I just picked up my MacBook Pro from the Apple store with a free replacement keyboard, battery, screen, etc… so I’m in the mood for Apple tech stuff.

Finally. Apple Watch is going to be a stand-alone device. I feel like Apple intentionally holds back on the full potential of devices just so you can feel that relief when they finally give it. If they did everything right away, they’d have no updates to make.

It’s good news regardless. Finally going to get a Spotify app that streams with no phone nearby.

Wow, the irony of Apple making a watch app to detect high decibel levels to protect hearing loss when their earbuds are the prime suspect.

1 Like

As an owner of the original Apple watch, there’s absolutely no way that could have been a standalone device.
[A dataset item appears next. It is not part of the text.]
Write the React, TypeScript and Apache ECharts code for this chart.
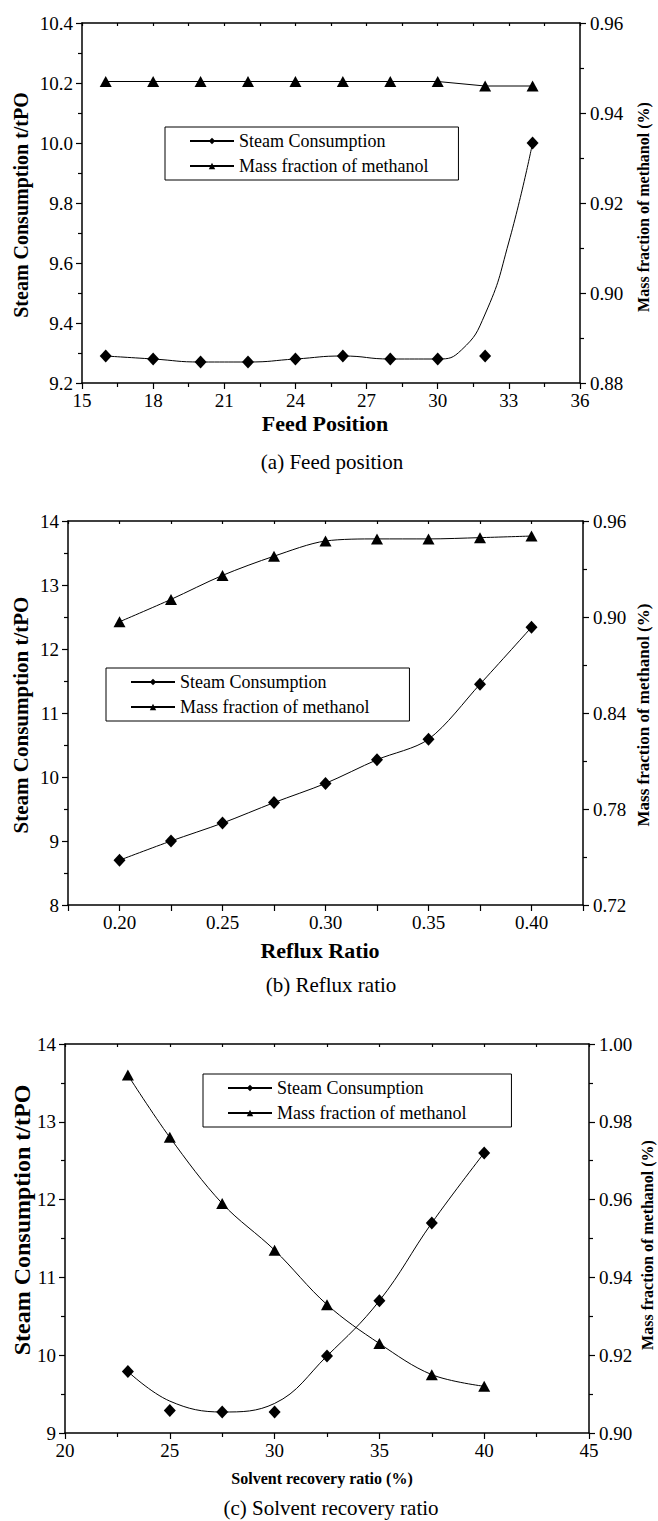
import React, { useEffect, useRef } from "react";
import * as echarts from "echarts";

// ---------- Data ----------
// (a) Feed position
const feedX = [16, 18, 20, 22, 24, 26, 28, 30, 32, 34];
const steamA = [9.29, 9.28, 9.27, 9.27, 9.28, 9.29, 9.28, 9.28, 9.29, 10.0];
const massA = [0.947, 0.947, 0.947, 0.947, 0.947, 0.947, 0.947, 0.947, 0.946, 0.946];
// fitted curve of steam consumption
const steamFitAX = [16, 18, 20, 22, 24, 26, 28, 30, 31, 32, 33, 34];
const steamFitAY = [9.29, 9.28, 9.27, 9.27, 9.28, 9.29, 9.28, 9.28, 9.31, 9.43, 9.67, 10.0];

// (b) Reflux ratio
const refluxX = [0.2, 0.225, 0.25, 0.275, 0.3, 0.325, 0.35, 0.375, 0.4];
const steamB = [8.7, 9.0, 9.28, 9.6, 9.9, 10.27, 10.59, 11.45, 12.34];
const massB = [0.897, 0.911, 0.926, 0.938, 0.9475, 0.9488, 0.9488, 0.9496, 0.9506];

// (c) Solvent recovery ratio
const solventX = [23, 25, 27.5, 30, 32.5, 35, 37.5, 40];
const steamC = [9.79, 9.29, 9.27, 9.27, 9.99, 10.7, 11.7, 12.6];
const massC = [0.992, 0.976, 0.959, 0.947, 0.933, 0.923, 0.915, 0.912];
// fitted curve of steam consumption
const steamFitCX = [23, 25, 27.5, 30, 32.5, 35, 37.5, 40];
const steamFitCY = [9.79, 9.41, 9.27, 9.38, 9.99, 10.7, 11.7, 12.6];

const legendNames = ["Steam Consumption", "Mass fraction of methanol"];
const yTitle = "Steam Consumption t/tPO";
const y2Title = "Mass fraction of methanol (%)";
const xTitles = ["Feed Position", "Reflux Ratio", "Solvent recovery ratio (%)"];
const captions = ["(a) Feed position", "(b) Reflux ratio", "(c) Solvent recovery ratio"];

const zip = (xs: number[], ys: number[]) => xs.map((x, i) => [x, ys[i]]);

const FONT = '"Liberation Serif", "Times New Roman", serif';
const BLACK = "#000";

export default function App() {
  const ref = useRef<HTMLDivElement>(null);

  useEffect(() => {
    if (!ref.current) return;
    const chart = echarts.init(ref.current, undefined, { renderer: "svg" });

    const grids = [
      { left: 82, top: 23, width: 498, height: 360 },
      { left: 68, top: 521, width: 515, height: 384 },
      { left: 65, top: 1044, width: 524, height: 389 },
    ];

    const axisLine = { show: true, lineStyle: { color: BLACK, width: 1.5 } };
    const labelStyle = { color: BLACK, fontFamily: FONT, fontSize: 19 };

    const bottomX = (gi: number, min: number, max: number, interval: number, fmt: (v: number) => string) => ({
      type: "value",
      gridIndex: gi,
      position: "bottom",
      min,
      max,
      interval,
      axisLine,
      axisTick: { show: true, inside: false, length: 6, lineStyle: { color: BLACK, width: 1.2 } },
      minorTick: { show: gi !== 1, splitNumber: 2, length: 4, lineStyle: { color: BLACK, width: 1.2 } },
      axisLabel: { ...labelStyle, margin: 8, formatter: fmt, showMinLabel: true, showMaxLabel: true },
      splitLine: { show: false },
    });
    const topX = (gi: number, min: number, max: number, interval: number) => ({
      type: "value",
      gridIndex: gi,
      position: "top",
      min,
      max,
      interval,
      axisLine,
      axisTick: { show: true, inside: true, length: 3, lineStyle: { color: BLACK, width: 1.2 } },
      minorTick: { show: gi !== 1, splitNumber: 2, length: 3, lineStyle: { color: BLACK, width: 1.2 } },
      axisLabel: { show: false },
      splitLine: { show: false },
    });
    const yAx = (gi: number, pos: "left" | "right", min: number, max: number, interval: number, digits: number) => ({
      type: "value",
      gridIndex: gi,
      position: pos,
      min,
      max,
      interval,
      axisLine,
      axisTick: { show: true, inside: false, length: 6, lineStyle: { color: BLACK, width: 1.2 } },
      minorTick: { show: true, splitNumber: 2, length: 4, lineStyle: { color: BLACK, width: 1.2 } },
      axisLabel: { ...labelStyle, margin: pos === "left" ? 9 : 10, formatter: (v: number) => v.toFixed(digits) },
      splitLine: { show: false },
    });

    const refluxFmt = (v: number) => {
      const k = Math.round(v * 1000);
      return k % 50 === 0 ? (k / 1000).toFixed(2) : "";
    };

    const lineStyle = { color: BLACK, width: 1 };
    const itemStyle = { color: BLACK, opacity: 1 };
    const diamond = { symbol: "diamond", symbolSize: [12, 13] };
    const triangle = { symbol: "triangle", symbolSize: [12, 11] };

    const series: any[] = [
      // (b) first so that the legend icons take their line + marker look
      {
        name: legendNames[0], type: "line", xAxisIndex: 1, yAxisIndex: 2,
        data: zip(refluxX, steamB), smooth: 0.3, ...diamond, lineStyle, itemStyle,
      },
      {
        name: legendNames[1], type: "line", xAxisIndex: 1, yAxisIndex: 3,
        data: zip(refluxX, massB), smooth: 0.3, ...triangle, lineStyle, itemStyle,
      },
      // (a)
      {
        name: "steamFitA", type: "line", xAxisIndex: 0, yAxisIndex: 0,
        data: zip(steamFitAX, steamFitAY), smooth: 0.5,
        symbol: "none", lineStyle, itemStyle,
      },
      {
        name: legendNames[0], type: "scatter", xAxisIndex: 0, yAxisIndex: 0,
        data: zip(feedX, steamA), ...diamond, itemStyle,
      },
      {
        name: legendNames[1], type: "line", xAxisIndex: 0, yAxisIndex: 1,
        data: zip(feedX, massA), ...triangle, lineStyle, itemStyle,
      },
      // (c)
      {
        name: "steamFitC", type: "line", xAxisIndex: 2, yAxisIndex: 4,
        data: zip(steamFitCX, steamFitCY), smooth: 0.4, symbol: "none", lineStyle, itemStyle,
      },
      {
        name: legendNames[0], type: "scatter", xAxisIndex: 2, yAxisIndex: 4,
        data: zip(solventX, steamC), ...diamond, itemStyle,
      },
      {
        name: legendNames[1], type: "line", xAxisIndex: 2, yAxisIndex: 5,
        data: zip(solventX, massC), smooth: 0.35, ...triangle, lineStyle, itemStyle,
      },
    ];

    const legend = (left: number, top: number, padRight: number) => ({
      orient: "vertical",
      left,
      top,
      data: legendNames,
      itemWidth: 44,
      itemHeight: 8,
      itemGap: 7,
      padding: [5, padRight, 5, 24],
      borderColor: BLACK,
      borderWidth: 1,
      borderRadius: 0,
      selectedMode: false,
      textStyle: { color: BLACK, fontFamily: FONT, fontSize: 18, padding: [0, 0, 0, 0] },
    });

    const gtext = (text: string, x: number, y: number, size: number, bold: boolean, rotate = false) => ({
      type: "text",
      x,
      y,
      rotation: rotate ? Math.PI / 2 : 0,
      style: {
        text,
        fill: BLACK,
        font: `${bold ? "bold " : ""}${size}px ${FONT}`,
        align: "center",
        verticalAlign: "middle",
      },
    });

    const graphic = [
      // panel a
      gtext(yTitle, 21, 205, 20, true, true),
      gtext(y2Title, 643, 207, 16, true, true),
      gtext(xTitles[0], 325, 423, 22, true),
      gtext(captions[0], 332, 462, 21, false),
      // panel b
      gtext(yTitle, 21, 715, 21, true, true),
      gtext(y2Title, 643, 715, 17, true, true),
      gtext(xTitles[1], 320, 950, 22, true),
      gtext(captions[1], 331, 985, 21, false),
      // panel c
      gtext(yTitle, 22, 1220, 24, true, true),
      gtext(y2Title, 647, 1245, 16, true, true),
      gtext(xTitles[2], 322, 1478, 16, true),
      gtext(captions[2], 331, 1508, 21, false),
    ];

    chart.setOption({
      animation: false,
      backgroundColor: "#fff",
      textStyle: { fontFamily: FONT },
      grid: grids,
      xAxis: [
        bottomX(0, 15, 36, 3, (v) => String(v)),
        bottomX(1, 0.175, 0.425, 0.025, refluxFmt),
        bottomX(2, 20, 45, 5, (v) => String(v)),
        topX(0, 15, 36, 3),
        topX(1, 0.175, 0.425, 0.025),
        topX(2, 20, 45, 5),
      ],
      yAxis: [
        yAx(0, "left", 9.2, 10.4, 0.2, 1),
        yAx(0, "right", 0.88, 0.96, 0.02, 2),
        yAx(1, "left", 8, 14, 1, 0),
        yAx(1, "right", 0.72, 0.96, 0.06, 2),
        yAx(2, "left", 9, 14, 1, 0),
        yAx(2, "right", 0.9, 1.0, 0.02, 2),
      ],
      legend: [legend(165, 127, 30), legend(106, 668, 40), legend(203, 1074, 45)],
      series,
      graphic,
    });

    return () => chart.dispose();
  }, []);

  return (
    <div
      ref={ref}
      style={{ position: "absolute", left: 0, top: 0, width: 658, height: 1521, background: "#fff" }}
    />
  );
}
It’s just the same as the iPhone. At the start it had to be linked to an iTunes app on a Mac or PC, but over time it became more and more a standalone gadget.

They just want the Android phone user market, because god knows there isn’t a comparable compatible device.

The guy demoing the gestures on iPad was really hilarious. He kept talking about how easy and great the gestures are, but kept fucking them up and apologizing.

If I was on that stage for the first time, my hands would be shaking too!